I found this book to be very engaging.  I wrote in the margins (my way of interacting with the book) numerous times in agreement and occasionally in befuddlement.  I would not put it in the class with my very favorite books, but there is no question that I heard the voice of God as I read it.  And it was a great reminder that we are to be doing something for God.  One thing is for certain, we only have a limited amount of time and how we use that time determines our effectiveness.

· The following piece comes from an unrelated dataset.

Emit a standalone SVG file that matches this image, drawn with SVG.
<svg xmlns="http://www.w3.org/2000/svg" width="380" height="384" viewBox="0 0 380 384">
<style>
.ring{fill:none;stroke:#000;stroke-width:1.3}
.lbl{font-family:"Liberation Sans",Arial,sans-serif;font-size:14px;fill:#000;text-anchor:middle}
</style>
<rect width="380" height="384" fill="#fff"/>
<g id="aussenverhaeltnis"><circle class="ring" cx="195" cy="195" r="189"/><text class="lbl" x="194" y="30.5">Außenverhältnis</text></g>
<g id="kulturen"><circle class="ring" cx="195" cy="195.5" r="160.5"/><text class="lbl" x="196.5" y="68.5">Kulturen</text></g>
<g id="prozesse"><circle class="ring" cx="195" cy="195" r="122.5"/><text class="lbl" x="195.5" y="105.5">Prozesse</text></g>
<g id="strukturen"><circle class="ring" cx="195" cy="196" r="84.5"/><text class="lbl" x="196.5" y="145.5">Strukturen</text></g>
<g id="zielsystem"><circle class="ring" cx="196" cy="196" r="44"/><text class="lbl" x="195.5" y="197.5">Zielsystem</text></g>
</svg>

McManus reminds us that we are the products of our choices.  He then points out some of the problems of the western variety of Christianity.  The main problem is that we hide behind piety and make that an excuse for doing nothing for God.  He says "I am convinced that the great tragedy is not the sins we commit but the life we fail to live." (p. 36)  In other words, we use our comfort at our own level of righteousness as if it were a great accomplishment for God.  He also has a word of warning about materialism.  I will just say that he is exactly right about our stuff owning us.  Also that we must lay aside everything that comes between us and God, even if we think those things are "blessings" from God.

I was particularly struck by a an application he makes from Luke 14:15-24.  I have always viewed this passage as being about salvation only.  But he relates it to opportunity.  He would say that if we do not do the ministry that God has given us while we can, God will use someone else.

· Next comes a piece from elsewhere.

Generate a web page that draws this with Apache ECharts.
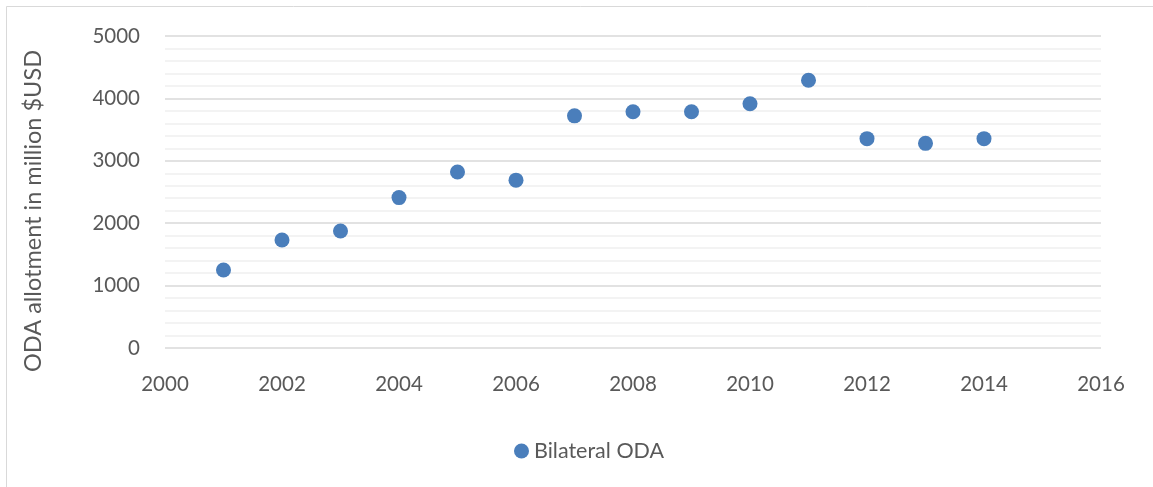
<!DOCTYPE html>
<html>
<head>
<meta charset="utf-8">
<script src="https://cdn.jsdelivr.net/npm/echarts@6/dist/echarts.min.js"></script>
<style>
html,body{margin:0;padding:0;background:#fff;}
#chart{width:1153px;height:487px;}
</style>
</head>
<body>
<div id="chart"></div>
<script>
const years = [2001, 2002, 2003, 2004, 2005, 2006, 2007, 2008, 2009, 2010, 2011, 2012, 2013, 2014];
const bilateralODA = [1250, 1730, 1875, 2410, 2820, 2690, 3720, 3785, 3785, 3915, 4290, 3355, 3280, 3355];
const seriesName = 'Bilateral ODA';
const yAxisTitle = 'ODA allotment in million $USD';

const FONT = 'Lato';
const TXT = '#595959';

const chart = echarts.init(document.getElementById('chart'));
chart.setOption({
  animation: false,
  backgroundColor: '#fff',
  textStyle: {fontFamily: FONT},
  grid: {left: 165, right: 52, top: 36, bottom: 139},
  graphic: [
    {type: 'rect', shape: {x: 6.5, y: 6.5, width: 1200, height: 600},
     style: {fill: 'none', stroke: '#d9d9d9', lineWidth: 1}, silent: true, z: -10},
    {type: 'text', x: 33, y: 211, rotation: Math.PI / 2,
     style: {text: yAxisTitle, fill: TXT, font: '23.5px ' + FONT, align: 'center', verticalAlign: 'middle'}}
  ],
  legend: {
    bottom: 20, left: 509,
    icon: 'circle', itemWidth: 15, itemHeight: 15, itemGap: 6,
    textStyle: {color: TXT, fontSize: 21.5, fontFamily: FONT},
    data: [seriesName]
  },
  xAxis: {
    type: 'value', min: 2000, max: 2016, interval: 2,
    axisLine: {show: false}, axisTick: {show: false}, splitLine: {show: false},
    axisLabel: {color: TXT, fontSize: 20.5, margin: 26, fontFamily: FONT, formatter: v => String(v)}
  },
  yAxis: {
    type: 'value', min: 0, max: 5000, interval: 1000,
    axisLine: {show: false}, axisTick: {show: false},
    axisLabel: {color: TXT, fontSize: 20.5, margin: 25, fontFamily: FONT, formatter: v => String(v)},
    splitLine: {show: true, lineStyle: {color: '#d9d9d9', width: 1.5}},
    minorTick: {show: false, splitNumber: 5},
    minorSplitLine: {show: true, lineStyle: {color: '#f0f0f0', width: 1.5}}
  },
  series: [{
    name: seriesName, type: 'scatter', symbol: 'circle', symbolSize: 15,
    itemStyle: {color: '#4a7ebb', opacity: 1},
    data: years.map((y, i) => [y, bilateralODA[i]])
  }]
});
</script>
</body>
</html>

One of the weaknesses of this book is common in a lot of recent Christian books.  It is the use of the word "community" to replace the word "church".  I think I'll write a post about that later on.  Maybe it's just a personal issue, but it bothers me.

Also in the weakness category is the "Perils of Ayden" sections used between chapters.  These short vignettes of some fictional story did nothing to make the book clearer or better.  They were confusing and written in a nearly unreadable font.  (Seriously, that font is a major fail.  I was hoping I could link to the Amazon.com preview of these sections, but they are not there.)  Maybe I'm just too left-brained to get it, but I was somewhat befuddled.  Fortunately these sections didn't harm the book or its message.

I would absolutely recommend this book to anyone who is searching for how to know God's will for his or her life.  I would put it ahead of Wild Goose Chase by an order of magnitude and say it is worth the short time it takes to read.